(Exercise task):
Would you extract the whole listing below and retype it exactly?

(Given information):
----

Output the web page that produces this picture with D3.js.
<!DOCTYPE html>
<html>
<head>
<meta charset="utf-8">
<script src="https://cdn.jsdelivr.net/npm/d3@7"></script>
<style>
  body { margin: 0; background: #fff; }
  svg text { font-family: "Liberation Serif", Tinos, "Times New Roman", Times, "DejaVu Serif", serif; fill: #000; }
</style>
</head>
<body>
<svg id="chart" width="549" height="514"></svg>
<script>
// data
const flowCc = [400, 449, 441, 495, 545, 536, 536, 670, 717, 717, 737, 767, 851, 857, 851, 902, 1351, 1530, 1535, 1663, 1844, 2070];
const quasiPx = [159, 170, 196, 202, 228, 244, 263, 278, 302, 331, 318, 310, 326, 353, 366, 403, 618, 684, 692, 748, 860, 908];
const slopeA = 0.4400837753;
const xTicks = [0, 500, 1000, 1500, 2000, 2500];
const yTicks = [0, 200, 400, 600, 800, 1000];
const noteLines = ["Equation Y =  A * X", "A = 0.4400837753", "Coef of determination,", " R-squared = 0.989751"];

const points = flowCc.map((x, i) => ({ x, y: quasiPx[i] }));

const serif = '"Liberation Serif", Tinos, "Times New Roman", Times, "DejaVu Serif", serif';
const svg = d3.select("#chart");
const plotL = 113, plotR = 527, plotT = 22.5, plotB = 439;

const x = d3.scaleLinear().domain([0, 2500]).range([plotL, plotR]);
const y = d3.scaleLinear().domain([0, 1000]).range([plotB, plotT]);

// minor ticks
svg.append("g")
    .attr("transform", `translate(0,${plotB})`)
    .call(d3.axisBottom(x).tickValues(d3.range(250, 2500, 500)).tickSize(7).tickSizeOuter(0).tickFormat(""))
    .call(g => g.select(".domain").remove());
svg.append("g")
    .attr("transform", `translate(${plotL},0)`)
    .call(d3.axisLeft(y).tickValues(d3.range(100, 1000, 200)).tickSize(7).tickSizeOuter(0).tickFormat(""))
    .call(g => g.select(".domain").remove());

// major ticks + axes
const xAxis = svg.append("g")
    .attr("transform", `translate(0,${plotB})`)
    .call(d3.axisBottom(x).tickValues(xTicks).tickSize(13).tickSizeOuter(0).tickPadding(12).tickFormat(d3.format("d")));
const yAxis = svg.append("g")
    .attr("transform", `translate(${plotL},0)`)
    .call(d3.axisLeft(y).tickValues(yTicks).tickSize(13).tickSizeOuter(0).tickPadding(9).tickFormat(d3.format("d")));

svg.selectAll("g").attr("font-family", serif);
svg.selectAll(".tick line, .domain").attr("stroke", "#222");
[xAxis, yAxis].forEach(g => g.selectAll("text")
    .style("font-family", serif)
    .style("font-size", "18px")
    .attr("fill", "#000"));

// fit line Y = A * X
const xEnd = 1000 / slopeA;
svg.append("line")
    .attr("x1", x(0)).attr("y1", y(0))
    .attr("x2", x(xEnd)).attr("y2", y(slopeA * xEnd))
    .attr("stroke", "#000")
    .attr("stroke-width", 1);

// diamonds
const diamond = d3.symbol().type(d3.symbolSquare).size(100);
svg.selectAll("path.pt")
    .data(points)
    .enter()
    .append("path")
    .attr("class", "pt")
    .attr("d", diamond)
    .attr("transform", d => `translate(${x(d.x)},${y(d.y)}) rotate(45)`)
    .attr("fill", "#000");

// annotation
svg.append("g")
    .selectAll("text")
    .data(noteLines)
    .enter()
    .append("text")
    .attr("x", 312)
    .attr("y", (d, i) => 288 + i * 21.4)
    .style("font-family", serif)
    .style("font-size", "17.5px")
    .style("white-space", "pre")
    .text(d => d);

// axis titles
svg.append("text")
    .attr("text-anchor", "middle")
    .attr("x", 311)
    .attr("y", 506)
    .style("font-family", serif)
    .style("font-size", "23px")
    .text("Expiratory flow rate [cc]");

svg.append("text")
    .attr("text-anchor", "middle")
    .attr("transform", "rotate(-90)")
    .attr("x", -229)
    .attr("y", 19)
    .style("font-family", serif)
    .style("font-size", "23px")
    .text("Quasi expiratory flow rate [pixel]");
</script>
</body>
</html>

----

(Result for this task):
Output the web page that produces this picture with D3.js.
<!DOCTYPE html>
<html>
<head>
<meta charset="utf-8">
<script src="https://cdn.jsdelivr.net/npm/d3@7"></script>
<style>
  body { margin: 0; background: #fff; }
  svg text { font-family: "Liberation Serif", Tinos, "Times New Roman", Times, "DejaVu Serif", serif; fill: #000; }
</style>
</head>
<body>
<svg id="chart" width="549" height="514"></svg>
<script>
// data
const flowCc = [400, 449, 441, 495, 545, 536, 536, 670, 717, 717, 737, 767, 851, 857, 851, 902, 1351, 1530, 1535, 1663, 1844, 2070];
const quasiPx = [159, 170, 196, 202, 228, 244, 263, 278, 302, 331, 318, 310, 326, 353, 366, 403, 618, 684, 692, 748, 860, 908];
const slopeA = 0.4400837753;
const xTicks = [0, 500, 1000, 1500, 2000, 2500];
const yTicks = [0, 200, 400, 600, 800, 1000];
const noteLines = ["Equation Y =  A * X", "A = 0.4400837753", "Coef of determination,", " R-squared = 0.989751"];

const points = flowCc.map((x, i) => ({ x, y: quasiPx[i] }));

const serif = '"Liberation Serif", Tinos, "Times New Roman", Times, "DejaVu Serif", serif';
const svg = d3.select("#chart");
const plotL = 113, plotR = 527, plotT = 22.5, plotB = 439;

const x = d3.scaleLinear().domain([0, 2500]).range([plotL, plotR]);
const y = d3.scaleLinear().domain([0, 1000]).range([plotB, plotT]);

// minor ticks
svg.append("g")
    .attr("transform", `translate(0,${plotB})`)
    .call(d3.axisBottom(x).tickValues(d3.range(250, 2500, 500)).tickSize(7).tickSizeOuter(0).tickFormat(""))
    .call(g => g.select(".domain").remove());
svg.append("g")
    .attr("transform", `translate(${plotL},0)`)
    .call(d3.axisLeft(y).tickValues(d3.range(100, 1000, 200)).tickSize(7).tickSizeOuter(0).tickFormat(""))
    .call(g => g.select(".domain").remove());

// major ticks + axes
const xAxis = svg.append("g")
    .attr("transform", `translate(0,${plotB})`)
    .call(d3.axisBottom(x).tickValues(xTicks).tickSize(13).tickSizeOuter(0).tickPadding(12).tickFormat(d3.format("d")));
const yAxis = svg.append("g")
    .attr("transform", `translate(${plotL},0)`)
    .call(d3.axisLeft(y).tickValues(yTicks).tickSize(13).tickSizeOuter(0).tickPadding(9).tickFormat(d3.format("d")));

svg.selectAll("g").attr("font-family", serif);
svg.selectAll(".tick line, .domain").attr("stroke", "#222");
[xAxis, yAxis].forEach(g => g.selectAll("text")
    .style("font-family", serif)
    .style("font-size", "18px")
    .attr("fill", "#000"));

// fit line Y = A * X
const xEnd = 1000 / slopeA;
svg.append("line")
    .attr("x1", x(0)).attr("y1", y(0))
    .attr("x2", x(xEnd)).attr("y2", y(slopeA * xEnd))
    .attr("stroke", "#000")
    .attr("stroke-width", 1);

// diamonds
const diamond = d3.symbol().type(d3.symbolSquare).size(100);
svg.selectAll("path.pt")
    .data(points)
    .enter()
    .append("path")
    .attr("class", "pt")
    .attr("d", diamond)
    .attr("transform", d => `translate(${x(d.x)},${y(d.y)}) rotate(45)`)
    .attr("fill", "#000");

// annotation
svg.append("g")
    .selectAll("text")
    .data(noteLines)
    .enter()
    .append("text")
    .attr("x", 312)
    .attr("y", (d, i) => 288 + i * 21.4)
    .style("font-family", serif)
    .style("font-size", "17.5px")
    .style("white-space", "pre")
    .text(d => d);

// axis titles
svg.append("text")
    .attr("text-anchor", "middle")
    .attr("x", 311)
    .attr("y", 506)
    .style("font-family", serif)
    .style("font-size", "23px")
    .text("Expiratory flow rate [cc]");

svg.append("text")
    .attr("text-anchor", "middle")
    .attr("transform", "rotate(-90)")
    .attr("x", -229)
    .attr("y", 19)
    .style("font-family", serif)
    .style("font-size", "23px")
    .text("Quasi expiratory flow rate [pixel]");
</script>
</body>
</html>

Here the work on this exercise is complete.